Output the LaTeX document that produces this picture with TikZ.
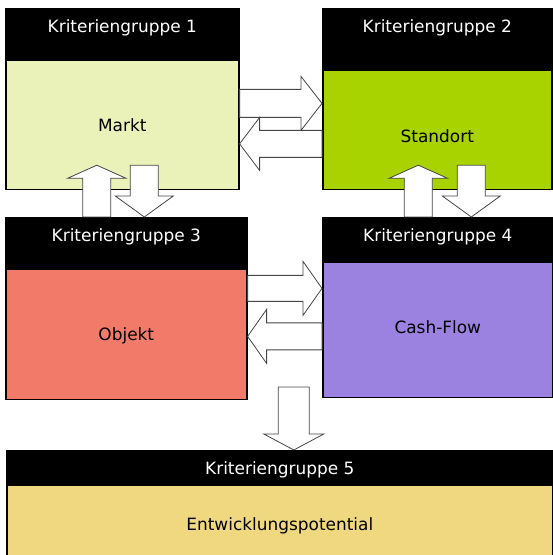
\documentclass[tikz,border=0pt]{standalone}
\usepackage{fontspec}
\setmainfont{DejaVu Sans}
\usetikzlibrary{positioning, calc}
\definecolor{marktgreen}{RGB}{235,242,185}
\definecolor{standortgreen}{RGB}{168,210,0}
\definecolor{objektred}{RGB}{242,122,104}
\definecolor{cashpurple}{RGB}{155,130,225}
\definecolor{potentialyellow}{RGB}{240,216,128}
\definecolor{arrowgray}{RGB}{70,70,70}
\tikzset{
shaftwd/.store in=\shaftwd, shaftwd=28bp,
headwd/.store in=\headwd, headwd=54bp,
headlen/.store in=\headlen, headlen=20bp,
header/.style={
    fill=black,
    draw=black,
    line width=1.6bp,
    text=white,
    inner sep=0pt,
    text height=24bp,
    anchor=north west,
    font=\fontsize{17}{20}\selectfont
},
body/.style={
    draw=black,
    line width=1.6bp,
    inner sep=0pt,
    text height=71bp,
    font=\fontsize{17}{20}\selectfont
},
bigarrow/.style={
    draw=arrowgray,
    fill=white,
    line width=0.8bp,
    to path={
      let \p1=($(\tikztotarget)-(\tikztostart)$),
          \n1={veclen(\x1,\y1)}, \n2={atan2(\y1,\x1)},
          \n3={\n1-\headlen}, \n4={\shaftwd/2}, \n5={\headwd/2},
          \n6={\n2+90}, \n7={\n2-90} in
      ($(\tikztostart)+(\n6:\n4)$)
      -- ($(\tikztostart)+(\n2:\n3)+(\n6:\n4)$)
      -- ($(\tikztostart)+(\n2:\n3)+(\n6:\n5)$)
      -- (\tikztotarget)
      -- ($(\tikztostart)+(\n2:\n3)+(\n7:\n5)$)
      -- ($(\tikztostart)+(\n2:\n3)+(\n7:\n4)$)
      -- ($(\tikztostart)+(\n7:\n4)$)
      -- cycle
    }
}
}

\begin{document}
\begin{tikzpicture}[x=1bp, y=1bp]
\useasboundingbox (0,0) rectangle (553,555);

% TOP LEFT: MARKT
\node[header, minimum width=233bp, text depth=26bp] (hd1) at (5,547) {Kriteriengruppe 1};
\node[body, fill=marktgreen, below=0pt of hd1, minimum width=233bp, text depth=58bp] (bd1) {Markt};

% TOP RIGHT: STANDORT
\node[header, minimum width=229bp, text depth=36bp] (hd2) at (322,547) {Kriteriengruppe 2};
\node[body, fill=standortgreen, below=0pt of hd2, minimum width=229bp, text height=72bp, text depth=47bp] (bd2) {Standort};

% MIDDLE LEFT: OBJEKT
\node[header, minimum width=241bp, text depth=26bp] (hd3) at (5,338) {Kriteriengruppe 3};
\node[body, fill=objektred, below=0pt of hd3, minimum width=241bp, text depth=59bp] (bd3) {Objekt};

% MIDDLE RIGHT: CASH-FLOW
\node[header, minimum width=230bp, text depth=19bp] (hd4) at (322,338) {Kriteriengruppe 4};
\node[body, fill=cashpurple, below=0pt of hd4, minimum width=230bp, text depth=64bp] (bd4) {Cash-Flow};

% BOTTOM: ENTWICKLUNGSPOTENTIAL
\node[header, minimum width=546bp, text depth=9bp] (hd5) at (6,105) {Kriteriengruppe 5};
\node[body, fill=potentialyellow, below=0pt of hd5, minimum width=546bp, text height=45bp, text depth=40bp] (bd5) {Entwicklungspotential};

% ARROWS
\coordinate (m12) at ([yshift=21.5bp]bd1.east);
\coordinate (s12) at (bd2.west |- m12);
\draw[bigarrow, headlen=21bp] (m12) to (s12);
\coordinate (m21) at ([yshift=-19bp]bd1.east);
\coordinate (s21) at (bd2.west |- m21);
\draw[bigarrow, shaftwd=27bp, headwd=53bp] (s21) to (m21);

\coordinate (m31) at ([xshift=-25.5bp, yshift=25bp]bd1.south);
\coordinate (o31) at (hd3.north -| m31);
\draw[bigarrow, headwd=58bp, headlen=13bp] (o31) to (m31);
\coordinate (m13) at ([xshift=22bp, yshift=25bp]bd1.south);
\coordinate (o13) at (hd3.north -| m13);
\draw[bigarrow, headwd=58bp, headlen=21bp] (m13) to (o13);

\coordinate (s42) at ([xshift=-19bp, yshift=25bp]bd2.south);
\coordinate (c42) at (hd4.north -| s42);
\draw[bigarrow, headwd=58bp, headlen=13bp] (c42) to (s42);
\coordinate (s24) at ([xshift=34bp, yshift=25bp]bd2.south);
\coordinate (c24) at (hd4.north -| s24);
\draw[bigarrow, headwd=58bp, headlen=21bp] (s24) to (c24);

\coordinate (o34) at ([yshift=46bp]bd3.east);
\coordinate (c34) at (bd4.west |- o34);
\draw[bigarrow, shaftwd=26bp, headlen=19bp] (o34) to (c34);
\coordinate (o43) at ([yshift=-2bp]bd3.east);
\coordinate (c43) at (bd4.west |- o43);
\draw[bigarrow, shaftwd=27bp, headlen=19bp] (c43) to (o43);

\coordinate (q5) at ([xshift=14bp, yshift=63bp]hd5.north);
\coordinate (e5) at (hd5.north -| q5);
\draw[bigarrow, shaftwd=31bp, headwd=60bp, headlen=16bp] (q5) to (e5);

\end{tikzpicture}
\end{document}
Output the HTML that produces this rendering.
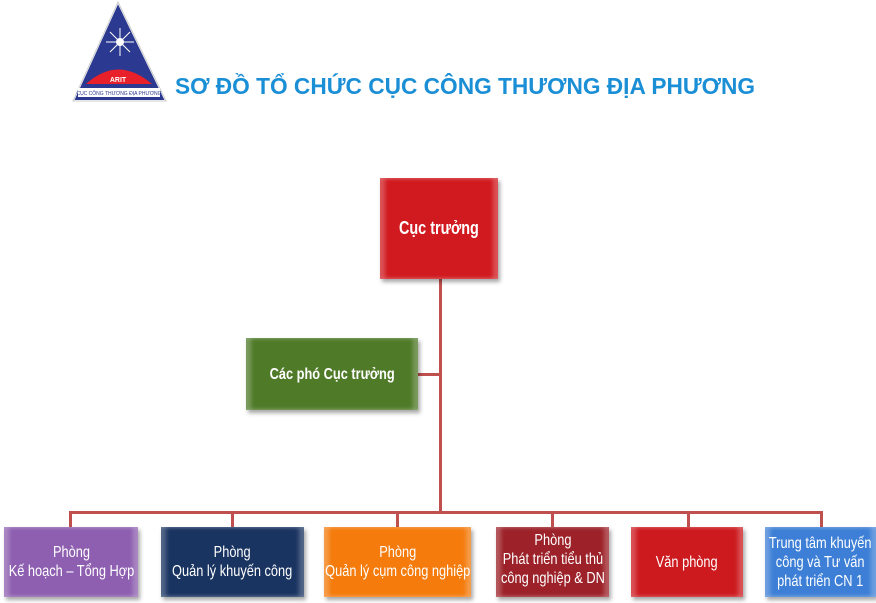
<!DOCTYPE html>
<html><head><meta charset="utf-8"><style>
body{margin:0;width:876px;height:603px;background:#fff;position:relative;overflow:hidden;font-family:"Liberation Sans",Arial,sans-serif}
.b{position:absolute;display:flex;align-items:center;justify-content:center;text-align:center;color:#fff;font-size:16px;line-height:19px;box-sizing:border-box;box-shadow:2px 3px 4px rgba(0,0,0,.35), inset 5px 0 4px rgba(255,255,255,.25), inset -5px 0 4px rgba(255,255,255,.25);white-space:nowrap}
.b span{display:inline-block;transform:scaleX(.8)}
.l{position:absolute;background:#c0504d}
</style></head><body>
<svg style="position:absolute;left:70px;top:0" width="100" height="104">
<polygon points="48,2 96,101 3,101" fill="#2b3990" stroke="#fff" stroke-width="2"/>
<polygon points="48,2 96,101 3,101" fill="none" stroke="#ccc" stroke-width="1"/>
<path d="M16,84 Q48,55 82,84 Z" fill="#e8202a"/>
<text x="48" y="82" font-size="7" fill="#fff" text-anchor="middle" font-weight="bold" font-family="Liberation Sans">ARIT</text>
<rect x="8" y="88" width="82" height="9" fill="#fff"/>
<text x="49" y="95" font-size="5" fill="#2b3990" text-anchor="middle" font-family="Liberation Sans">CỤC CÔNG THƯƠNG ĐỊA PHƯƠNG</text>
<circle cx="50" cy="42" r="4" fill="#fff"/>
<path d="M50,28 L50,56 M36,42 L64,42 M40,32 L60,52 M60,32 L40,52" stroke="#fff" stroke-width="1"/>
</svg>
<div style="position:absolute;left:175px;top:73px;font-size:22.7px;font-weight:bold;color:#1b8fd6;white-space:nowrap">SƠ ĐỒ TỔ CHỨC CỤC CÔNG THƯƠNG ĐỊA PHƯƠNG</div>
<div class="l" style="left:439px;top:279px;width:3px;height:235px"></div>
<div class="l" style="left:418px;top:373px;width:22px;height:3px"></div>
<div class="l" style="left:69px;top:511px;width:754px;height:3px"></div>
<div class="l" style="left:69px;top:511px;width:3px;height:17px"></div>
<div class="l" style="left:231px;top:511px;width:3px;height:17px"></div>
<div class="l" style="left:396px;top:511px;width:3px;height:17px"></div>
<div class="l" style="left:551px;top:511px;width:3px;height:17px"></div>
<div class="l" style="left:687px;top:511px;width:3px;height:17px"></div>
<div class="l" style="left:820px;top:511px;width:3px;height:17px"></div>
<div class="b" style="left:380px;top:178px;width:118px;height:101px;background:#d01a1f;font-weight:bold;font-size:18px"><span>Cục trưởng</span></div>
<div class="b" style="left:246px;top:338px;width:172px;height:72px;background:#4f7a28;font-weight:bold;font-size:16px"><span>Các phó Cục trưởng</span></div>
<div class="b" style="left:4px;top:527px;width:134px;height:70px;background:#8e5fb0"><span>Phòng<br>Kế hoạch – Tổng Hợp</span></div>
<div class="b" style="left:161px;top:527px;width:143px;height:70px;background:#1a3461"><span>Phòng<br>Quản lý khuyến công</span></div>
<div class="b" style="left:324px;top:527px;width:147px;height:70px;background:#f47b0c"><span>Phòng<br>Quản lý cụm công nghiệp</span></div>
<div class="b" style="left:496px;top:527px;width:113px;height:70px;background:#9c2128;align-items:flex-start;padding-top:4px"><span>Phòng<br>Phát triển tiểu thủ<br>công nghiệp &amp; DN</span></div>
<div class="b" style="left:631px;top:527px;width:112px;height:70px;background:#cc1a1f"><span>Văn phòng</span></div>
<div class="b" style="left:765px;top:527px;width:111px;height:70px;background:#3d7fd6"><span>Trung tâm khuyến<br>công và Tư vấn<br>phát triển CN 1</span></div>
</body></html>
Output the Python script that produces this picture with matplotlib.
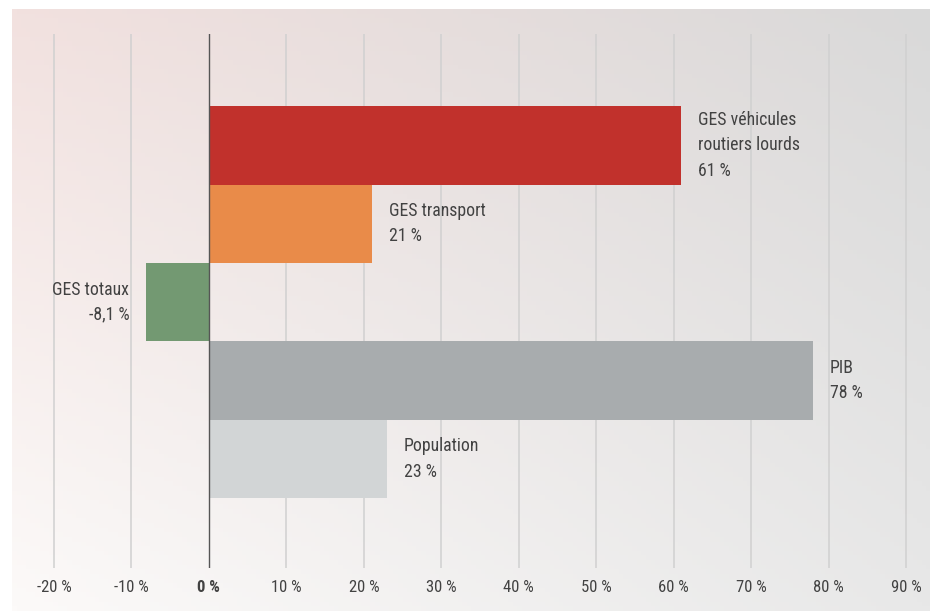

***

● AIM OF THE TASK
Extract, word for word, each line from the top of the data down to and including the line with "fill=objektred, below=0pt of"; skip the pictures.

● COMPLETE OUTPUT
Output the LaTeX document that produces this picture with TikZ.
\documentclass[tikz,border=0pt]{standalone}
\usepackage{fontspec}
\setmainfont{DejaVu Sans}
\usetikzlibrary{positioning, calc}
\definecolor{marktgreen}{RGB}{235,242,185}
\definecolor{standortgreen}{RGB}{168,210,0}
\definecolor{objektred}{RGB}{242,122,104}
\definecolor{cashpurple}{RGB}{155,130,225}
\definecolor{potentialyellow}{RGB}{240,216,128}
\definecolor{arrowgray}{RGB}{70,70,70}
\tikzset{
shaftwd/.store in=\shaftwd, shaftwd=28bp,
headwd/.store in=\headwd, headwd=54bp,
headlen/.store in=\headlen, headlen=20bp,
header/.style={
    fill=black,
    draw=black,
    line width=1.6bp,
    text=white,
    inner sep=0pt,
    text height=24bp,
    anchor=north west,
    font=\fontsize{17}{20}\selectfont
},
body/.style={
    draw=black,
    line width=1.6bp,
    inner sep=0pt,
    text height=71bp,
    font=\fontsize{17}{20}\selectfont
},
bigarrow/.style={
    draw=arrowgray,
    fill=white,
    line width=0.8bp,
    to path={
      let \p1=($(\tikztotarget)-(\tikztostart)$),
          \n1={veclen(\x1,\y1)}, \n2={atan2(\y1,\x1)},
          \n3={\n1-\headlen}, \n4={\shaftwd/2}, \n5={\headwd/2},
          \n6={\n2+90}, \n7={\n2-90} in
      ($(\tikztostart)+(\n6:\n4)$)
      -- ($(\tikztostart)+(\n2:\n3)+(\n6:\n4)$)
      -- ($(\tikztostart)+(\n2:\n3)+(\n6:\n5)$)
      -- (\tikztotarget)
      -- ($(\tikztostart)+(\n2:\n3)+(\n7:\n5)$)
      -- ($(\tikztostart)+(\n2:\n3)+(\n7:\n4)$)
      -- ($(\tikztostart)+(\n7:\n4)$)
      -- cycle
    }
}
}

\begin{document}
\begin{tikzpicture}[x=1bp, y=1bp]
\useasboundingbox (0,0) rectangle (553,555);

% TOP LEFT: MARKT
\node[header, minimum width=233bp, text depth=26bp] (hd1) at (5,547) {Kriteriengruppe 1};
\node[body, fill=marktgreen, below=0pt of hd1, minimum width=233bp, text depth=58bp] (bd1) {Markt};

% TOP RIGHT: STANDORT
\node[header, minimum width=229bp, text depth=36bp] (hd2) at (322,547) {Kriteriengruppe 2};
\node[body, fill=standortgreen, below=0pt of hd2, minimum width=229bp, text height=72bp, text depth=47bp] (bd2) {Standort};

% MIDDLE LEFT: OBJEKT
\node[header, minimum width=241bp, text depth=26bp] (hd3) at (5,338) {Kriteriengruppe 3};
\node[body, fill=objektred, below=0pt of hd3, minimum width=241bp, text depth=59bp] (bd3) {Objekt};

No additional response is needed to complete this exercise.